The Brams–Taylor–Zwicker procedure is a protocol for envy-free cake-cutting among 4 partners.

The procedure uses a variation of Austin's procedure for two partners and general fractions. That procedure allows two partners to divide an entire cake to $k$ pieces, each of which is worth exactly $1/k$ for both of them.

The main procedure works as follows.

A. Use Austin's procedure with $k=4$ and partners #1 and #2. So we have 4 pieces that the first two partners believe to be of exactly identical value of 1/4.

B. Partner #3 trims one piece to create a two-way tie for the largest; the partners now choose pieces in reverse order (#4, #3, #2, #1). Either #4 or #3 must take the trimmed piece. This creates an envy-free division for the entire cake less the trimmings (This is similar to the Selfridge–Conway discrete procedure).

C. Now the trimmings are divided. Assume w.l.o.g. that #3 took the trimmed piece. We use Austin's procedure again with the trimmings and partners #4 and #1, to create 4 pieces each of which equals exactly 1/4 for both of them. Since partners #1 and #2 have an irrevocable advantage over whoever partner that took the trimmed piece, we can let #3 be the first to select a piece from the trimming, then #2, then #4 and #1.

== Efficiency ==
The run-time of the procedure is, technically, infinite, since Austin's procedure involves two knives moving continuously, and this procedure cannot be discretized.

The number of cuts is bounded, though.

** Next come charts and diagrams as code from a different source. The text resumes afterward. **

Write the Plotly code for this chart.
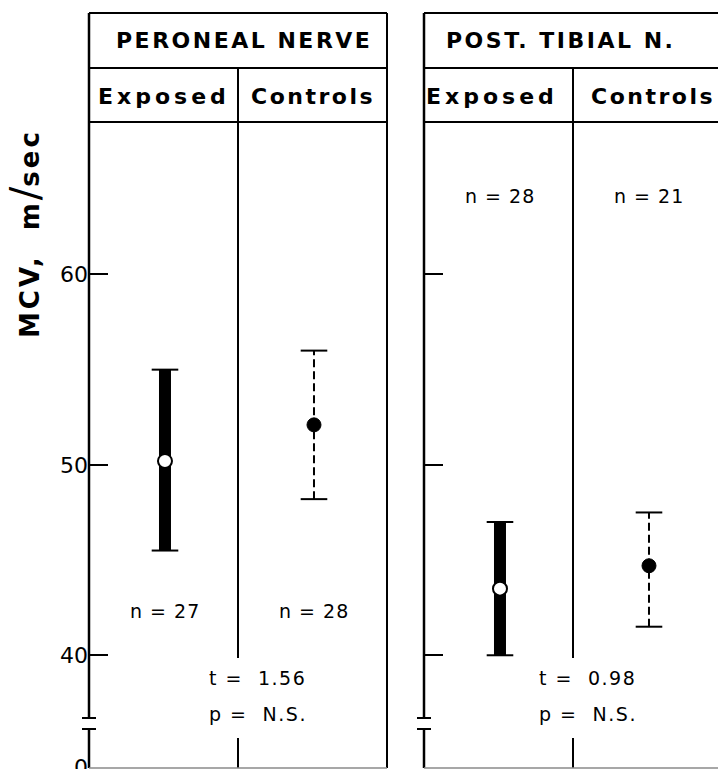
import plotly.graph_objects as go

# ---------------- data ----------------
nerves = ["PERONEAL NERVE", "POST. TIBIAL N."]
groups = ["Exposed", "Controls"]

exposed_mean = [50.2, 43.5]
exposed_upper = [55.0, 47.0]
exposed_lower = [45.5, 40.0]

control_mean = [52.1, 44.7]
control_upper = [56.0, 47.5]
control_lower = [48.2, 41.5]

exposed_n = [27, 28]
control_n = [28, 21]

t_stat = [1.56, 0.98]
p_label = ["N.S.", "N.S."]

y_ticks = [40, 50, 60]
y_ticktext = ["40", "50", "60"]
base_label = "0"          # label at the foot of the broken axis

# ---------------- geometry (pixels) ----------------
W, H = 718, 769
PLOT_L, PLOT_T, PLOT_B = 89, 13, 768
PLOT_W = W - PLOT_L
PLOT_H = PLOT_B - PLOT_T
PANEL_W = 298
PANEL_L = [89, 424]
ROW1_B = 68              # bottom of nerve title row
ROW2_B = 122             # bottom of group header row
BREAK_HI, BREAK_LO = 718, 729
GAP_HI, GAP_LO = 658, 738  # divider interrupted around the t / p text
Y_MIN, Y_MAX = 34.08, 73.73
BASE_TICK = 34.1         # where the "0" of the broken axis sits
COL_X = [0.51, 1.51]     # column centres in panel units (panel spans 0..2)

FONT = "DejaVu Sans"
INK = "black"


def fx(px):
    return (px - PLOT_L) / PLOT_W


def fy(px):
    return (PLOT_B - px) / PLOT_H


def spaced(text, sp):
    return '<span style="letter-spacing:%spx">%s</span>' % (sp, text)


fig = go.Figure()

xrefs = ["x", "x2"]
yrefs = ["y", "y2"]

for i in range(2):
    xa, ya = xrefs[i], yrefs[i]
    xe, xc = COL_X[0], COL_X[1]

    # exposed: heavy bar for the range, thin caps, open circle for the mean
    fig.add_trace(go.Scatter(
        x=[xe, xe], y=[exposed_lower[i], exposed_upper[i]], mode="lines",
        line=dict(color=INK, width=12), xaxis=xa, yaxis=ya,
        showlegend=False, hoverinfo="skip"))
    fig.add_trace(go.Scatter(
        x=[xe, xe], y=[exposed_lower[i], exposed_upper[i]], mode="markers",
        marker=dict(symbol="line-ew", size=19, line=dict(color=INK, width=2)),
        xaxis=xa, yaxis=ya, showlegend=False, hoverinfo="skip"))
    fig.add_trace(go.Scatter(
        x=[xe], y=[exposed_mean[i]], mode="markers",
        marker=dict(symbol="circle", size=14, color="white",
                    line=dict(color=INK, width=2)),
        xaxis=xa, yaxis=ya, showlegend=False, name=groups[0]))

    # controls: dashed range, thin caps, filled circle for the mean
    fig.add_trace(go.Scatter(
        x=[xc, xc], y=[control_lower[i], control_upper[i]], mode="lines",
        line=dict(color=INK, width=2, dash="8px,4px"), xaxis=xa, yaxis=ya,
        showlegend=False, hoverinfo="skip"))
    fig.add_trace(go.Scatter(
        x=[xc, xc], y=[control_lower[i], control_upper[i]], mode="markers",
        marker=dict(symbol="line-ew", size=19, line=dict(color=INK, width=2)),
        xaxis=xa, yaxis=ya, showlegend=False, hoverinfo="skip"))
    fig.add_trace(go.Scatter(
        x=[xc], y=[control_mean[i]], mode="markers",
        marker=dict(symbol="circle", size=14, color=INK,
                    line=dict(color=INK, width=1)),
        xaxis=xa, yaxis=ya, showlegend=False, name=groups[1]))

# ---------------- panel frames ----------------
shapes = []


def seg(x0, y0, x1, y1, width=2, color=INK):
    shapes.append(dict(type="line", xref="paper", yref="paper",
                       x0=x0, y0=y0, x1=x1, y1=y1,
                       line=dict(color=color, width=width)))


for pl in PANEL_L:
    pr = pl + PANEL_W
    mid = pl + PANEL_W / 2
    seg(fx(pl), 1, fx(pr), 1)
    seg(fx(pl), fy(ROW1_B), fx(pr), fy(ROW1_B))
    seg(fx(pl), fy(ROW2_B), fx(pr), fy(ROW2_B))
    # left edge doubles as the value axis, broken near the foot
    seg(fx(pl), 1, fx(pl), fy(BREAK_HI), width=2.5)
    seg(fx(pl), fy(BREAK_LO), fx(pl), 0, width=2.5)
    seg(fx(pl - 7), fy(BREAK_HI), fx(pl + 7), fy(BREAK_HI))
    seg(fx(pl - 7), fy(BREAK_LO), fx(pl + 7), fy(BREAK_LO))
    seg(fx(pr), 1, fx(pr), 0)
    # column divider
    seg(fx(mid), fy(ROW1_B), fx(mid), fy(GAP_HI))
    seg(fx(mid), fy(GAP_LO), fx(mid), 0)
    # baseline
    seg(fx(pl), 0, fx(pr), 0, width=1.5, color="#8a8a8a")

# ---------------- text ----------------
ann = []


def label(text, x, y, size, bold=False, xanchor="center", xref="paper"):
    ann.append(dict(text=text, x=x, y=y, xref=xref, yref="paper",
                    xanchor=xanchor, yanchor="middle", showarrow=False,
                    font=dict(family=FONT, size=size, color=INK,
                              weight="bold" if bold else "normal")))


title_cx = [244, 560]
group_cx = [[164, 313], [492, 653]]
for i in range(2):
    label(spaced(nerves[i], 2.5), fx(title_cx[i]), fy(41), 22, bold=True)
    label(spaced(groups[0], 4), fx(group_cx[i][0]), fy(96), 22, bold=True)
    label(spaced(groups[1], 2.5), fx(group_cx[i][1]), fy(96), 22, bold=True)

n_row = [611, 196]
for i in range(2):
    label(spaced("n = %d" % exposed_n[i], 1), COL_X[0], fy(n_row[i]), 19,
          xref=xrefs[i])
    label(spaced("n = %d" % control_n[i], 1), COL_X[1], fy(n_row[i]), 19,
          xref=xrefs[i])

stat_left = [207, 537]
for i in range(2):
    label(spaced("t =  %.2f" % t_stat[i], 1.5), fx(stat_left[i]), fy(678), 19,
          xanchor="left")
    label(spaced("p =  %s" % p_label[i], 1.5), fx(stat_left[i]), fy(714), 19,
          xanchor="left")

ann.append(dict(
    text='<span style="letter-spacing:3px">MCV,  m</span>'
         '<span style="font-size:40px;font-weight:normal">/</span>'
         '<span style="letter-spacing:3px">sec</span>',
    x=fx(25), y=fy(234), xref="paper", yref="paper", textangle=-90,
    xanchor="center", yanchor="middle", showarrow=False,
    font=dict(family=FONT, size=26, color=INK, weight="bold")))

# ---------------- axes ----------------
axis_common = dict(range=[Y_MIN, Y_MAX], showgrid=False, zeroline=False,
                   showline=False, ticks="inside", ticklen=19, tickwidth=2,
                   tickcolor=INK, fixedrange=True, ticklabeloverflow="allow",
                   automargin=False)

fig.update_layout(
    width=W, height=H,
    margin=dict(l=PLOT_L, r=0, t=PLOT_T, b=H - PLOT_B, pad=0,
                autoexpand=False),
    paper_bgcolor="white", plot_bgcolor="white",
    showlegend=False,
    shapes=shapes, annotations=ann,
    xaxis=dict(domain=[0, PANEL_W / PLOT_W], range=[0, 2], visible=False,
               fixedrange=True, automargin=False),
    xaxis2=dict(domain=[fx(PANEL_L[1]), 1],
                range=[0, 2 * (W - PANEL_L[1]) / PANEL_W], visible=False,
                fixedrange=True, anchor="y2", automargin=False),
    yaxis=dict(anchor="x", tickvals=[BASE_TICK] + y_ticks,
               ticktext=[base_label] + y_ticktext,
               tickfont=dict(family=FONT, size=22, color=INK), **axis_common),
    yaxis2=dict(anchor="x2", tickvals=y_ticks, showticklabels=False,
                **axis_common),
)

fig.write_html("out.html")
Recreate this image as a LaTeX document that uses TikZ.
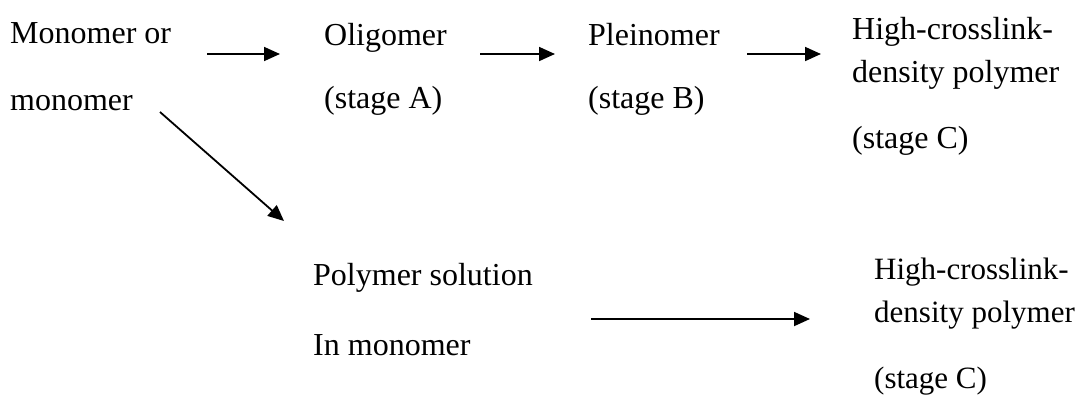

Austin's procedure requires 2 cuts to divide a cake between 2 people with an exact value of 1/2; each of these pieces should be divided with 2 more cuts to generate the 4 pieces with exact value of 1/4. So in total, 6 cuts are needed for step A. A single cut is done in step B and 6 more cuts in step C, for a total of 13 cuts.

An advanced variant of the Brams–Taylor–Zwicker procedure uses only 11 cuts.